Um dos primeiros planos emoldura um casal transando no carro, sem dar a mínima para o filme em exibição. Outra sequência acompanha Almeida usando um par de óculos 3D numa sala de projeção moderna. A imagem que nós, espectadores, vemos, é turva e nauseante.

Corisco vs Corleone
O romantismo pueril e a cinefilia de slogan também estampam as paredes de praticamente todos os cômodos da casa de Almeida: sempre há um pôster ou foto de filme aqui e ali. Em seu escritório, um cartaz de “O Poderoso Chefão” coloca dois mitos do cinema frente a frente: o Corisco de Othon Bastos e o Don Corleone de Marlon Brando.

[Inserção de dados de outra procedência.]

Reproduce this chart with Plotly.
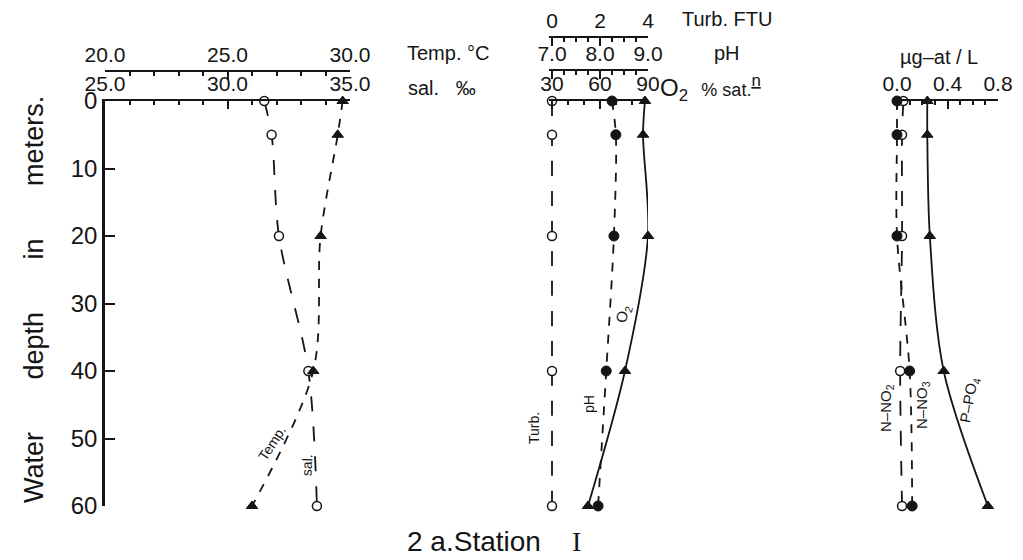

“O Último Cine Drive-in” certamente tem seu público – basta contar o generoso número de salas que ocupou na estreia, em 20 de agosto. Nem por isso deixa de ser uma produção em que sobra cálculo e falta sutileza.

P. S.
A constante crítica ao cinema de multiplex também tem lá seus acertos. Antes de mais uma contenda entre Almeida e Marlom, vê-se na tela do Drive-in uma cena de “Na Mira da Morte” (1968): um filho tentando matar o pai num estande de tiro. O filme é de Peter Bogdanovich, autor de “A Última Sessão de Cinema” (1971). E o longa citado acima, um dos mais potentes dos primeiros anos da Nova Hollywood, termina justamente num Drive-in.